Wednesday, June 15, 2016

A Father's Guide to a Successful Wedding

Recently, my daughter was married.  For a father, this is one of the most emotional times.  One part of me wanted to keep my daughter a little girl -- the other part was anxious to see her grow up and face the next challenge of her life. My fear was that it could also be a time where things didn't go as planned.  Fortunately, my daughters wedding was fabulous!  Most of the credit for this goes to my wife and daughter, but maybe some of these tips will help other dads out there navigate this difficult time - feel free to share.


Tip #1 - Be quiet!  Although you may have the best intentions, you have what we like to call a learning curve.  First, there are dozens of planning meetings that you have not attended.  You have only a small sliver of information.  Also, your emotional stake in this comes from a different vantage point.  It may be a blow to your ego, but you are just one of the actors in this drama - you must know your role.  I still remember the stare - it came from my precious daughter and my lovely wife simultaneously - it seemed to say "listen, we love you, but it's imperative to your health that you keep your advice to yourself -- we've got this -- we don't have time to explain -- please just step aside and let us do what we have been training to do!"   I felt like the guys that touched the ark in Raiders of the Lost Ark, I instantly knew I had overstepped my bounds.

Tip #2 - Have a Budget  This is the first thing I did.  This was my project.  I asked for everyone involved to give me estimates for things like the dress and the caterer and the flowers.  Once we had estimates, I set limits on each of the areas.  Anything that exceeded the estimates would have to be paid by the bride and groom (this was harder on us that on them).  If this wedding was estimated to cost $6000, then we divided that by the 12 months we had left and put it in the budget to save $500 a month.  Then my wife and daughter went to work looking for "deals."  The best thing is they actually found stuff like chair covers and back drops and other decorations that people had in their garage for free.  No matter what the budget, it can be reasonable if you have a plan.

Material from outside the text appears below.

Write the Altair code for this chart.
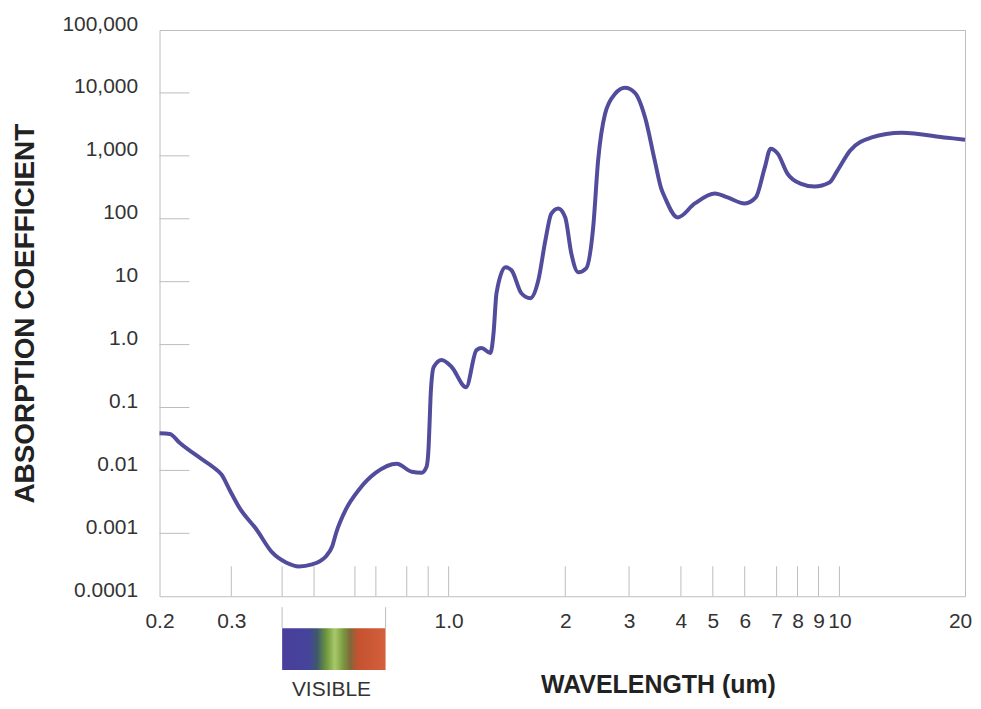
import math
import altair as alt
import pandas as pd

# ---- data ----
wavelength = [0.2, 0.212, 0.224, 0.251, 0.270, 0.284, 0.297, 0.314, 0.346, 0.378,
              0.411, 0.450, 0.493, 0.527, 0.542, 0.552, 0.576, 0.618, 0.70, 0.766,
              0.822, 0.868, 0.892, 0.902, 0.907, 0.912, 0.926, 0.965, 1.018, 1.109,
              1.180, 1.216, 1.282, 1.306, 1.329, 1.402, 1.453, 1.541, 1.626, 1.704,
              1.777, 1.841, 1.919, 2.0, 2.078, 2.172, 2.284, 2.388, 2.464, 2.576,
              2.746, 2.924, 3.10, 3.28, 3.46, 3.58, 3.66, 3.93, 4.41, 5.06,
              5.44, 6.0, 6.33, 6.61, 6.80, 7.05, 7.50, 8.13, 8.80, 9.51,
              9.90, 10.6, 11.9, 14.1, 18.1, 20.0]
absorption = [0.039, 0.038, 0.0275, 0.0159, 0.01145, 0.00855, 0.00494, 0.00256, 0.00115, 0.000497,
              0.000344, 0.000298, 0.000321, 0.000429, 0.000618, 0.00103, 0.00238, 0.00494, 0.0092, 0.0128,
              0.00953, 0.0092, 0.01145, 0.0238, 0.0636, 0.170, 0.44, 0.568, 0.44, 0.21,
              0.818, 0.881, 0.733, 1.52, 6.55, 16.9, 15.2, 6.55, 5.46, 10.5,
              45.3, 121, 146, 105, 28.2, 14.1, 16.3, 72.8, 839, 4667,
              9680, 12050, 10040, 4030, 839, 313, 218, 105, 175, 252,
              218, 175, 218, 650, 1300, 1084, 522, 362, 325, 376,
              582, 1208, 1942, 2330, 1942, 1807]

x_label_values = [0.2, 0.3, 1, 2, 3, 4, 5, 6, 7, 8, 9, 10, 20]
x_tick_values = [0.3, 0.4, 0.5, 0.6, 0.7, 0.8, 0.9, 1, 2, 3, 4, 5, 6, 7, 8, 9, 10]
y_label_values = [0.0001, 0.001, 0.01, 0.1, 1, 10, 100, 1000, 10000, 100000]
y_tick_values = [0.001, 0.01, 0.1, 1, 10, 100, 1000, 10000]
visible_range = [0.4, 0.73]

# hand-drawn axis: piecewise log scale matching the reference tick spacing
x_breaks = [0.2, 0.3, 0.4, 0.5, 0.6, 0.7, 0.8, 0.9, 1, 2, 3, 4, 5, 6, 7, 8, 9, 10, 20]
x_break_px = [0, 72, 123, 155, 196, 217, 248, 269.5, 290, 407, 471, 523, 555, 587, 619, 640, 661, 682, 808]

FONT = "Liberation Sans"
GRAY = "#bdbdbd"

x_scale = alt.Scale(type="log", domain=x_breaks, range=x_break_px, nice=False)
y_scale = alt.Scale(type="log", domain=[0.0001, 100000], nice=False)

curve = pd.DataFrame({"wavelength": wavelength, "absorption": absorption})
yt = pd.DataFrame({"absorption": y_tick_values})
xt = pd.DataFrame({"wavelength": x_tick_values})
vis = pd.DataFrame({"wavelength": [visible_range[0]], "wavelength2": [visible_range[1]]})
vis_edges = pd.DataFrame({"wavelength": visible_range})
vis_label = pd.DataFrame({"wavelength": [math.sqrt(visible_range[0] * visible_range[1])],
                          "label": ["VISIBLE"]})

x_axis = alt.Axis(
    values=x_label_values,
    labelExpr="datum.value == 1 ? '1.0' : '' + datum.value",
    ticks=False, domain=False, grid=False,
    labelFont=FONT, labelFontSize=21, labelColor="#333333",
    labelPadding=31, labelBaseline="alphabetic",
    labelFlush=False, labelOverlap=False,
    labelOffset={"condition": {"test": "datum.value == 20", "value": -5}, "value": 0},
    title="WAVELENGTH (um)", titleFont=FONT, titleFontSize=25, titleFontWeight="bold",
    titleColor="#222222", titleX=500, titleY=97, titleAlign="center",
    titleBaseline="alphabetic",
)
y_axis = alt.Axis(
    values=y_label_values,
    labelExpr="datum.value >= 1000 ? format(datum.value, ',') : (datum.value == 1 ? '1.0' : '' + datum.value)",
    ticks=False, domain=False, grid=False,
    labelFont=FONT, labelFontSize=21, labelColor="#333333",
    labelPadding=22, labelBaseline="alphabetic",
    labelFlush=False, labelOverlap=False,
    title="ABSORPTION COEFFICIENT", titleFont=FONT, titleFontSize=28, titleFontWeight="bold",
    titleColor="#222222", titleX=-134, titleY=284,
    titleAlign="center", titleBaseline="middle",
)

line = alt.Chart(curve).mark_line(
    color="#524c9c", strokeWidth=4, interpolate="monotone"
).encode(
    x=alt.X("wavelength:Q", scale=x_scale, axis=x_axis),
    y=alt.Y("absorption:Q", scale=y_scale, axis=y_axis),
)

ytick_rules = alt.Chart(yt).mark_rule(color=GRAY, strokeWidth=1).encode(
    y=alt.Y("absorption:Q"),
    x=alt.value(0), x2=alt.value(30),
)

xtick_rules = alt.Chart(xt).mark_rule(color=GRAY, strokeWidth=1).encode(
    x=alt.X("wavelength:Q"),
    y=alt.value(538), y2=alt.value(568),
)

gradient = alt.Gradient(
    gradient="linear",
    stops=[
        alt.GradientStop(color="#4a3e9c", offset=0.0),
        alt.GradientStop(color="#45449a", offset=0.26),
        alt.GradientStop(color="#3f5a6a", offset=0.34),
        alt.GradientStop(color="#6f9a3c", offset=0.43),
        alt.GradientStop(color="#a9c86c", offset=0.51),
        alt.GradientStop(color="#7a9a3e", offset=0.59),
        alt.GradientStop(color="#80683a", offset=0.66),
        alt.GradientStop(color="#c4522f", offset=0.73),
        alt.GradientStop(color="#d4603c", offset=1.0),
    ],
    x1=0, x2=1, y1=0, y2=0,
)

vis_rect = alt.Chart(vis).mark_rect(color=gradient).encode(
    x=alt.X("wavelength:Q"),
    x2="wavelength2:Q",
    y=alt.value(600), y2=alt.value(642),
)

vis_rules = alt.Chart(vis_edges).mark_rule(color=GRAY, strokeWidth=1).encode(
    x=alt.X("wavelength:Q"),
    y=alt.value(579), y2=alt.value(600),
)

vis_text = alt.Chart(vis_label).mark_text(
    font=FONT, fontSize=21, color="#333333", baseline="alphabetic", align="center"
).encode(
    x=alt.X("wavelength:Q"),
    y=alt.value(668),
    text="label:N",
)

chart = alt.layer(
    line, ytick_rules, xtick_rules, vis_rules, vis_rect, vis_text
).properties(
    width=808, height=568,
    padding={"left": 152, "top": 21, "right": 8, "bottom": 104},
    autosize=alt.AutoSizeParams(type="none"),
    background="white",
).configure_view(stroke=GRAY, strokeWidth=1)

chart.save("out.html", embed_options={"renderer": "svg", "actions": False})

Tip #3 - Have a Good Time!  Remember the wedding is supposed to be a celebration!  One of the most important things to my daughter was that everyone danced at the reception.  It didn't matter whether I liked to dance; because it wasn't about me!  In the long run, it went something like this, "We spent all this money - we're going to have a good time if it kills me."  The next day, I felt like it almost did, but it was worth it!  So, what do you do if the mother of the bride is being a diva?   Pick me, I know the answer to this because I witnessed it at another wedding!  This bride simply said "you're driving me crazy - stop being a diva!"   They laughed about it and moved on.  Having fun has to be a goal - not just a hope!

Hope some of these things help.  As guys, we are a little clueless about weddings.  And then, when we try to help we often make it worse.  If you know of other things that might help, feel free to comment because I still have another daughter to give away.   

1 comment:

  1. This was great advice Karl! I thoroughly enjoyed reading it. Laura and Abbey were certainly excellent deal-finders. I loved those chair covers.